On March 23, 2016, the Securities and Exchange Commission (“SEC”) approved the adoption of FINRA Rule 2273, a rule first proposed by the Financial Industry Regulatory Authority (“FINRA”) on December 16, 2015. Rule 2273 provides that member firms who hire or associate with a registered representative must provide an “educational communication” to the representative’s former and current customers. The education communication is designed to provide customers with guidance regarding their decision whether to remain customers of that representative. Rule 2273 went into effect on November 11, 2016.
FINRA’s stated purpose for proposing Rule 2273 was to provide “customers with a more complete picture of the potential implications of a decision to transfer assets.” The belief was that otherwise, customers would simply rely on their “experience and confidence” with the representative. FINRA found that such experiences alone do not always guarantee that staying with the representative will be in the customers’ best interests. Thus, FINRA proposed the educational communication, which contains a number of questions that FINRA believes customers should ask themselves before deciding to remain with the representative.
First, the educational communication recommends that customers discuss the representative’s motivation for changing firms. It is known that firms sometimes offer registered representatives monetary incentives when they join, such as “bonuses based on customer assets the broker brings in,” “incentives for selling in-house products or a higher share of commissions,” and “financial incentives to retain brokers or customers.” FINRA believes that such incentives can cause a representative to prioritize his or her own interests over those of the customer, thus creating a conflict of interest. Thus, the educational communication recommends that customers consider whether a representative’s decision to change firms, which could stem from financial incentives, is in alignment with the customer’s investment goals.
Second, the educational communication asks that customers consider whether they can transfer all of their holdings to the new firm and what the consequences will be if they cannot. This recommendation is made because there are some products, like certain mutual funds, that are not transferable to the representative’s new firm. Thus, if the customer decides to follow the representative to the new firm, he or she will likely need to either liquidate the non-transferable holdings or simply keep them at the representative’s old firm. Both of these strategies could generate additional costs to the customer.
Third, the educational communication states that customers should consider potential account costs. Closing one account and opening a new one has the potential to generate termination fees, transfer fees, and/or account opening fees. There is also the possibility that the new firm will have a different pricing structure for maintaining an account or conducting transactions.

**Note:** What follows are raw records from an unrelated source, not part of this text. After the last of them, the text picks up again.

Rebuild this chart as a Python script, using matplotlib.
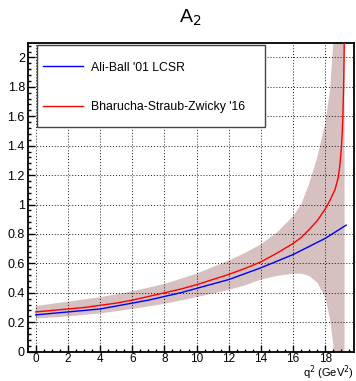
import matplotlib
matplotlib.use("Agg")
import matplotlib.pyplot as plt
from matplotlib.patches import Rectangle
from matplotlib.ticker import MultipleLocator
import numpy as np

plt.rcParams['font.family'] = ['Liberation Sans', 'DejaVu Sans']

# Ali-Ball '01 LCSR
q2_ab = [0, 1, 2, 3, 4, 5, 6, 7, 8, 9, 10, 11, 12, 13, 14, 15, 16, 17, 18, 19.3]
a2_ab = [0.25, 0.26, 0.27, 0.28, 0.29, 0.31, 0.33, 0.35, 0.375, 0.40, 0.43, 0.46,
         0.49, 0.53, 0.57, 0.615, 0.66, 0.715, 0.77, 0.86]

# Bharucha-Straub-Zwicky '16 central
q2_bsz = [0, 1, 2, 3, 4, 5, 6, 7, 8, 9, 10, 11, 12, 13, 14, 15, 16, 16.5, 17, 17.5, 18,
          18.3, 18.6, 18.8, 18.9, 19.0, 19.05, 19.1, 19.15, 19.2]
a2_bsz = [0.27, 0.28, 0.29, 0.30, 0.315, 0.33, 0.35, 0.375, 0.40, 0.425, 0.455, 0.49,
          0.525, 0.565, 0.61, 0.67, 0.735, 0.775, 0.83, 0.89, 0.97,
          1.03, 1.10, 1.18, 1.26, 1.38, 1.48, 1.62, 1.85, 2.25]

# BSZ uncertainty band
q2_band = [0, 2, 4, 6, 8, 10, 12, 13, 14, 15, 16, 16.5, 17, 17.5, 18, 18.3, 18.5, 18.55, 19.2]
band_hi = [0.31, 0.34, 0.37, 0.41, 0.46, 0.53, 0.62, 0.67, 0.73, 0.81, 0.92, 1.0, 1.14,
           1.32, 1.55, 1.78, 2.1, 3.0, 3.0]
band_lo = [0.225, 0.24, 0.26, 0.29, 0.325, 0.37, 0.42, 0.45, 0.49, 0.515, 0.53, 0.53,
           0.515, 0.47, 0.37, 0.22, 0.05, -0.5, -0.5]

labels = ["Ali-Ball '01 LCSR", "Bharucha-Straub-Zwicky '16"]

fig = plt.figure(figsize=(3.56, 3.81), dpi=100)
ax = fig.add_axes([0.0795, 0.077, 0.9155, 0.811])

ax.fill_between(q2_band, band_lo, band_hi, color='#d6c0c0', lw=0, zorder=1)
ax.plot(q2_ab, a2_ab, color='#0000ff', lw=1.0, label=labels[0], zorder=3)
ax.plot(q2_bsz, a2_bsz, color='#ff0000', lw=1.0, label=labels[1], zorder=3)

ax.set_xlim(-0.46, 19.8)
ax.set_ylim(0, 2.1)
ax.xaxis.set_major_locator(MultipleLocator(2))
ax.xaxis.set_minor_locator(MultipleLocator(0.5))
ax.yaxis.set_minor_locator(MultipleLocator(0.04))
ax.set_yticks(np.arange(0, 2.01, 0.2))
ax.set_yticklabels(['0', '0.2', '0.4', '0.6', '0.8', '1', '1.2', '1.4', '1.6', '1.8', '2'])
ax.tick_params(which='both', direction='in', top=False, right=False, labelsize=9, width=1)
ax.tick_params(which='major', length=5, pad=2.5)
ax.tick_params(axis='x', which='major', pad=0.8, labelsize=8.5)
ax.tick_params(which='minor', length=2.5)
ax.grid(True, which='major', color='black', linestyle=(0, (1, 2)), lw=0.7, alpha=0.9)
ax.set_axisbelow(False)
for s in ax.spines.values():
    s.set_linewidth(1.3)

fig.text(0.535, 0.952, r'A$_2$', ha='center', va='center', fontsize=14)
fig.text(0.993, 0.011, r'q$^2$ (GeV$^2$)', ha='right', va='baseline', fontsize=8)

# legend box
rect = Rectangle((0.027, 0.727), 0.699, 0.266, transform=ax.transAxes,
                 facecolor='white', edgecolor='#444444', lw=1.0, zorder=5)
ax.add_patch(rect)
leg = ax.legend(loc='upper left', bbox_to_anchor=(0.045, 0.939), frameon=False,
                fontsize=8.8, handlelength=3.3, handletextpad=0.65, labelspacing=2.24,
                borderpad=0, borderaxespad=0)
leg.set_zorder(6)

fig.savefig('out.png', dpi=100)
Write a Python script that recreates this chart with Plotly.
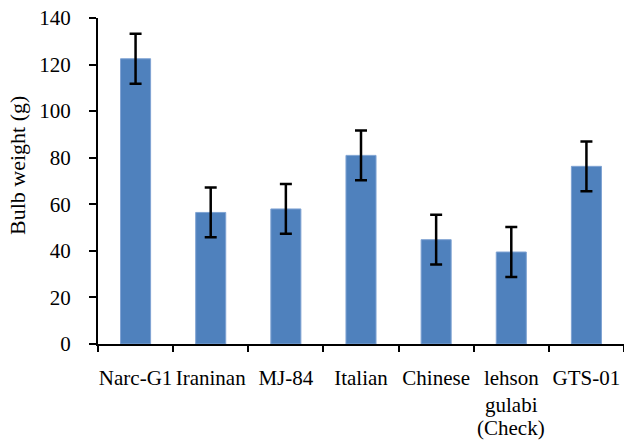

Fourth, the educational communication provides that customers should ask the registered representative about the products at the new firm so customers can compare them with the products they receive at the current firm. The educational communication informs customers that there is a possibility that the new firm may offer different investments from the ones they have previously purchased or are considering purchasing. Thus, customers must compare products at each firm to see whether they will be satisfied with the products that the new firm offers in lieu of the ones they would have purchased with the old one.
Finally, the educational communication provides that customers should ask the registered representatives about the nature of the services that the new firm will offer. It asks customers to ascertain their individual needs and determine, based on the registered representative’s answers, which firm’s services best meet those needs.
FINRA has also posted some Frequently Asked Questions (“FAQs”) on its website designed to provide FINRA members with additional guidance on how to follow Rule 2273 when required. For example, FINRA members are forbidden from changing the format or substance of the educational communication and from removing the FINRA logo. This is designed to ensure that the educational communication remains standardized for every FINRA member. FINRA members, though, are permitted to distribute the educational communication in electronic format, such as through a hyperlink or PDF attachment in an email. However, Rule 2273(b)(1)(A) provides that “if the first individualized contact with a former customer by the registered representative or member firm is in writing, the educational communication must accompany the written communication.”
The FAQs also contain a number of guidelines regarding what constitutes “individualized contact” with a former customer, which would require the representative to send the educational commission to the former customer. A “former customer” is defined as a customer “who held a securities account assigned to a registered representative at the registered representative’s previous firm.”
Whether a communication is an individualized contact is largely a matter of substance. The FAQs provide that these communications may include: “(1) informing the former customer that the registered representative is now associated with the recruiting firm; (2) suggesting that the former customer consider transferring his or her assets or account to the recruiting firm; (3) informing the former customer that the recruiting firm may offer better or different products or services; or (4) discussing with the former customer the fee or pricing structure of the recruiting firm.” FINRA further provides that an individualized contact does not occur if a former customer transfers “assets to the recruiting firm (1) on his or her own initiative; (2) in response to a general advertisement; (3) in response to a general posting on a social media website; or (4) after learning of the registered representative’s transfer from another former customer.”